In each of the verses, there are slight lyrical difference from the studio version.  Since the studio version (8 July 1965) was recorded before this live version (20 September 1965), I don't think it's an earlier set of lyrics that was revised before recording; it might just be Blunstone's mis-remembering the words, which he's admitted doing in some interviews.

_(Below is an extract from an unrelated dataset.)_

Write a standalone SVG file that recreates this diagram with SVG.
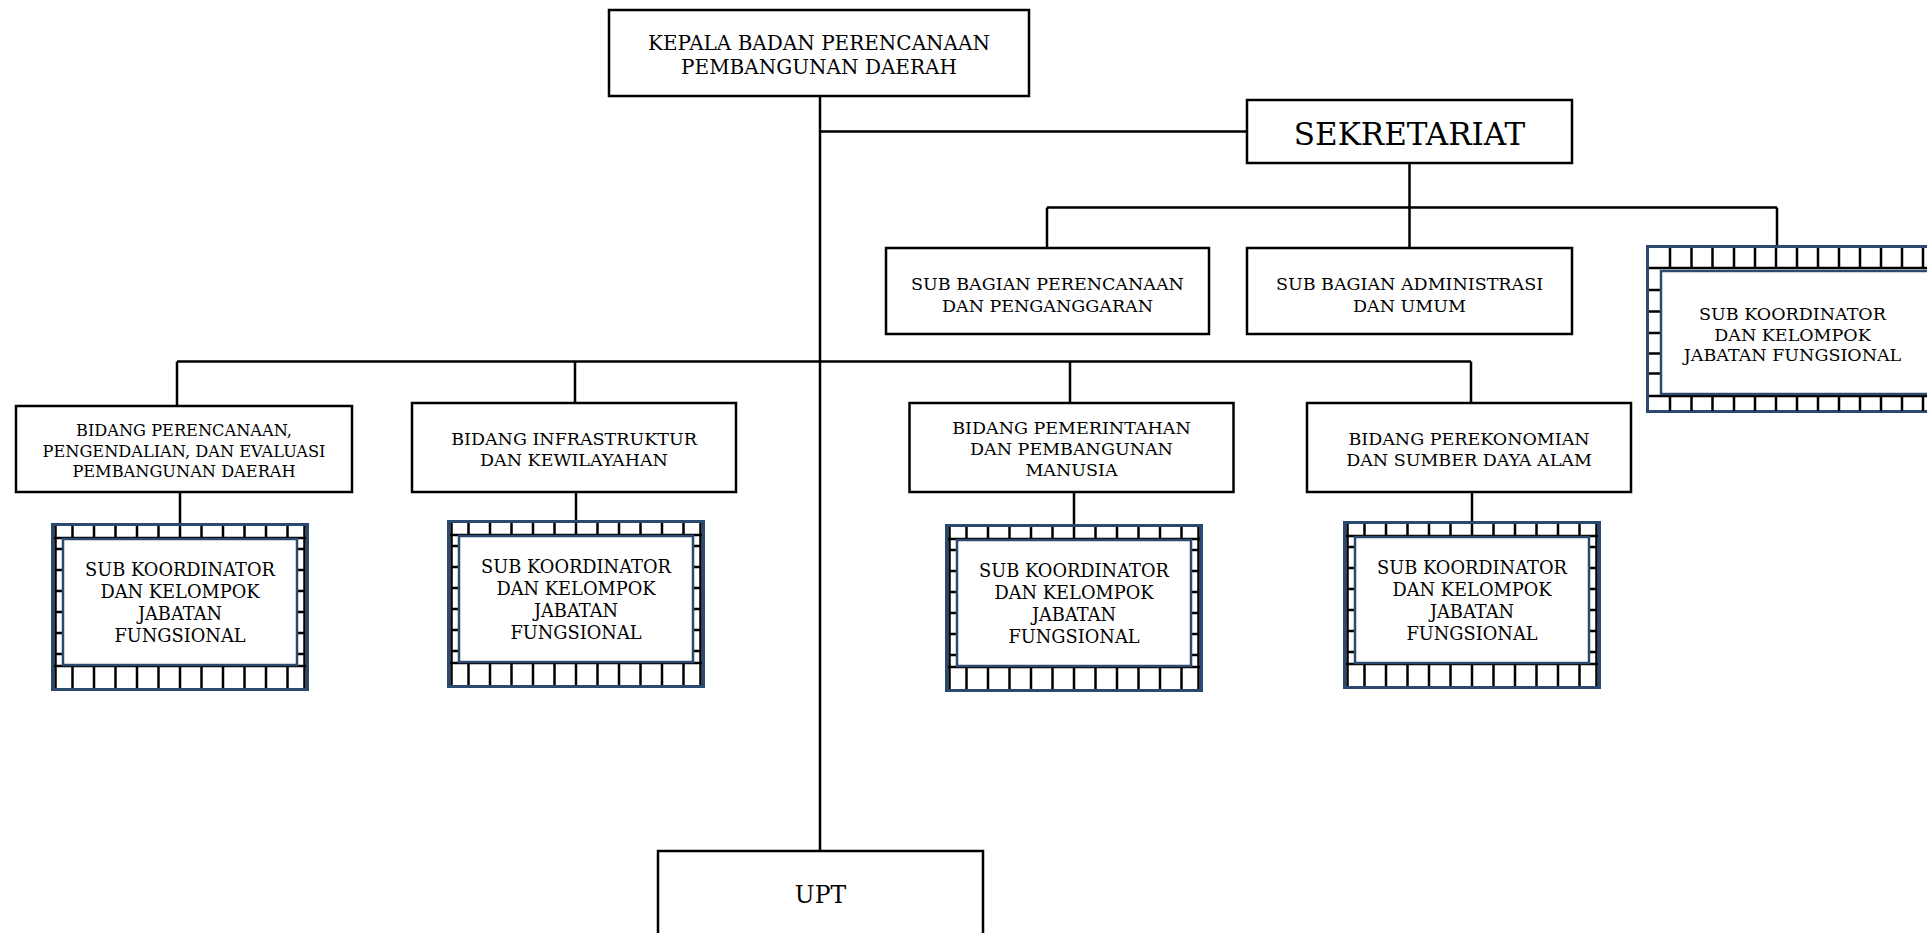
<svg xmlns="http://www.w3.org/2000/svg" xmlns:xlink="http://www.w3.org/1999/xlink" width="1927" height="933" viewBox="0 0 1927 933">
  <style>
    .box { fill: #ffffff; stroke: #000000; stroke-width: 2.5; }
    .conn { fill: none; stroke: #000000; stroke-width: 2.5; }
    .navy { fill: #ffffff; stroke: #2c4a70; stroke-width: 3; }
    .navy-in { fill: #ffffff; stroke: #2c4a70; stroke-width: 2.5; }
    .grid { fill: none; stroke: #000000; stroke-width: 2.5; }
    text { font-family: "DejaVu Serif", "Liberation Serif", serif; text-anchor: middle; fill: #000000; }
    .t20 { font-size: 20px; }
    .t17 { font-size: 17.5px; }
    .t18 { font-size: 17.8px; }
    .t16 { font-size: 16.2px; }
    .t30 { font-size: 31px; }
    .t24 { font-size: 23.5px; }
  </style>
  <defs>
    <!-- checkered frame used by the coordinator boxes (258 x 168) -->
    <g id="subk-frame">
      <rect class="navy" x="1.5" y="1.5" width="255" height="165"/>
      <path class="grid" d="M3 15H255 M3 143H255 M4.5 3V165 M253.5 3V165
        M21.5 3V15 M43 3V15 M64.5 3V15 M86 3V15 M107.5 3V15 M129 3V15 M150.5 3V15 M172 3V15 M193.5 3V15 M215 3V15 M236.5 3V15
        M21.5 143V165 M43 143V165 M64.5 143V165 M86 143V165 M107.5 143V165 M129 143V165 M150.5 143V165 M172 143V165 M193.5 143V165 M215 143V165 M236.5 143V165
        M4.5 26H12 M4.5 47H12 M4.5 68H12 M4.5 89H12 M4.5 110H12 M4.5 131H12
        M246 26H253.5 M246 47H253.5 M246 68H253.5 M246 89H253.5 M246 110H253.5 M246 131H253.5"/>
      <rect class="navy-in" x="12" y="16" width="234" height="126"/>
      <text class="t18" x="129" y="53">SUB KOORDINATOR</text>
      <text class="t18" x="129" y="75">DAN KELOMPOK</text>
      <text class="t18" x="129" y="97">JABATAN</text>
      <text class="t18" x="129" y="119">FUNGSIONAL</text>
    </g>
  </defs>

  <rect width="1927" height="933" fill="#ffffff"/>

  <!-- connectors -->
  <g id="connectors">
    <path class="conn" d="M820 96V851"/>
    <path class="conn" d="M820 131.5H1247"/>
    <path class="conn" d="M1409.5 163V248 M1047 207.5H1777 M1047 207.5V248 M1777 207.5V245"/>
    <path class="conn" d="M177 361.5H1471 M177 361.5V406 M575 361.5V403 M1070 361.5V403 M1471 361.5V403"/>
    <path class="conn" d="M180 492V523 M576 492V520 M1074 492V524 M1472 492V521"/>
  </g>

  <g id="kepala">
    <rect class="box" x="609" y="10" width="420" height="86"/>
    <text class="t20" x="819" y="50">KEPALA BADAN PERENCANAAN</text>
    <text class="t20" x="819" y="73.5">PEMBANGUNAN DAERAH</text>
  </g>

  <g id="sekretariat">
    <rect class="box" x="1247" y="100" width="325" height="63"/>
    <text class="t30" x="1409.5" y="145">SEKRETARIAT</text>
  </g>

  <g id="subbag-perencanaan">
    <rect class="box" x="886" y="248" width="323" height="86"/>
    <text class="t17" x="1047.5" y="290">SUB BAGIAN PERENCANAAN</text>
    <text class="t17" x="1047.5" y="312">DAN PENGANGGARAN</text>
  </g>

  <g id="subbag-administrasi">
    <rect class="box" x="1247" y="248" width="325" height="86"/>
    <text class="t17" x="1409.5" y="290">SUB BAGIAN ADMINISTRASI</text>
    <text class="t17" x="1409.5" y="312">DAN UMUM</text>
  </g>

  <!-- coordinator box under the secretariat, running past the right edge -->
  <g id="subk-sekretariat">
    <rect class="navy" x="1647.5" y="246.5" width="300" height="165"/>
    <path class="grid" d="M1649 268H1940 M1649 396H1940
      M1670 248V268 M1691.5 248V268 M1712.5 248V268 M1734 248V268 M1755 248V268 M1776 248V268 M1797 248V268 M1818 248V268 M1839 248V268 M1860 248V268 M1881 248V268 M1902 248V268 M1923 248V268
      M1670 396V411 M1691.5 396V411 M1712.5 396V411 M1734 396V411 M1755 396V411 M1776 396V411 M1797 396V411 M1818 396V411 M1839 396V411 M1860 396V411 M1881 396V411 M1902 396V411 M1923 396V411
      M1649 290H1661 M1649 311.5H1661 M1649 333H1661 M1649 353.5H1661 M1649 373.5H1661"/>
    <rect class="navy-in" x="1661" y="271" width="280" height="123"/>
    <text class="t17" x="1792.5" y="320">SUB KOORDINATOR</text>
    <text class="t17" x="1792.5" y="340.5">DAN KELOMPOK</text>
    <text class="t17" x="1792.5" y="361">JABATAN FUNGSIONAL</text>
  </g>

  <g id="bidang-perencanaan">
    <rect class="box" x="16" y="406" width="336" height="86"/>
    <text class="t16" x="184" y="436">BIDANG PERENCANAAN,</text>
    <text class="t16" x="184" y="456.5">PENGENDALIAN, DAN EVALUASI</text>
    <text class="t16" x="184" y="476.5">PEMBANGUNAN DAERAH</text>
  </g>

  <g id="bidang-infrastruktur">
    <rect class="box" x="412" y="403" width="324" height="89"/>
    <text class="t17" x="574" y="445">BIDANG INFRASTRUKTUR</text>
    <text class="t17" x="574" y="466">DAN KEWILAYAHAN</text>
  </g>

  <g id="bidang-pemerintahan">
    <rect class="box" x="909.5" y="403" width="324" height="89"/>
    <text class="t17" x="1071.5" y="434">BIDANG PEMERINTAHAN</text>
    <text class="t17" x="1071.5" y="455">DAN PEMBANGUNAN</text>
    <text class="t17" x="1071.5" y="476">MANUSIA</text>
  </g>

  <g id="bidang-perekonomian">
    <rect class="box" x="1307" y="403" width="324" height="89"/>
    <text class="t17" x="1469" y="445">BIDANG PEREKONOMIAN</text>
    <text class="t17" x="1469" y="466">DAN SUMBER DAYA ALAM</text>
  </g>

  <g id="subk-perencanaan">
    <use xlink:href="#subk-frame" href="#subk-frame" transform="translate(51 523)"/>
  </g>
  <g id="subk-infrastruktur">
    <use xlink:href="#subk-frame" href="#subk-frame" transform="translate(447 520)"/>
  </g>
  <g id="subk-pemerintahan">
    <use xlink:href="#subk-frame" href="#subk-frame" transform="translate(945 524)"/>
  </g>
  <g id="subk-perekonomian">
    <use xlink:href="#subk-frame" href="#subk-frame" transform="translate(1343 521)"/>
  </g>

  <g id="upt">
    <rect class="box" x="658" y="851" width="325" height="120"/>
    <text class="t24" x="820.5" y="903">UPT</text>
  </g>
</svg>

Where the studio version has "When she loved me nothing in the world could touch her love, and now / The light of love has gone..." this live version has "When she loved me nothing in this world could touch her love, and now / The light of love is back...."  The second verse changes from "will / She turn around and tell me she don't love me anymore" to "will / She turn away and tell me she don't love me anymore."  And "I / Will know and feel the joys and pleasures that I'm dreaming of" becomes "I / Will know and share the joys and pleasures that I'm dreaming of," which actually resembles the first lines of "Walking in the Sun" - "We'll be walking in the sun / And share our joy with everyone."

I find these really interesting because while they're only minor word changes, they result in fairly significant changes in meaning.  Replacing "has gone" with "is back" and "around" with "away" provides complete opposites.

"Will You Love Me Tomorrow"

This isn't specific to the Zombies' version, but the rhyme scheme here is interesting.  For the first two verses, the same rhyme is retained for the third line ("Tonight the light of love is in your eyes" and "When I can feel the magic of your sighs"), but after the bridge, the third line of the third verse doesn't fit with the "eyes"/"sighs" rhyme.  It's "So tell me now; I won't ask again."  So the impatience or insistence of the speaker/singer trumps the rhyme scheme that the first two verses have established.  The "will my heart be broken" in the bridge might have something to do with this too: after the bridge, the established rhyme scheme is broken.


"When the Lovelight Starts Shining through Her Eyes"

I just started the transcription for this to-day (I generally don't do the transcriptions all at once; I just make a bit of progress each time I listen to the song), and I noticed what might be a lyrical inspiration for "Brief Candles."  In the second and third verse, there's the line "Not a word did she say," which is somewhat similar to "He does not say a single word, no word of love to say" in "Brief Candles."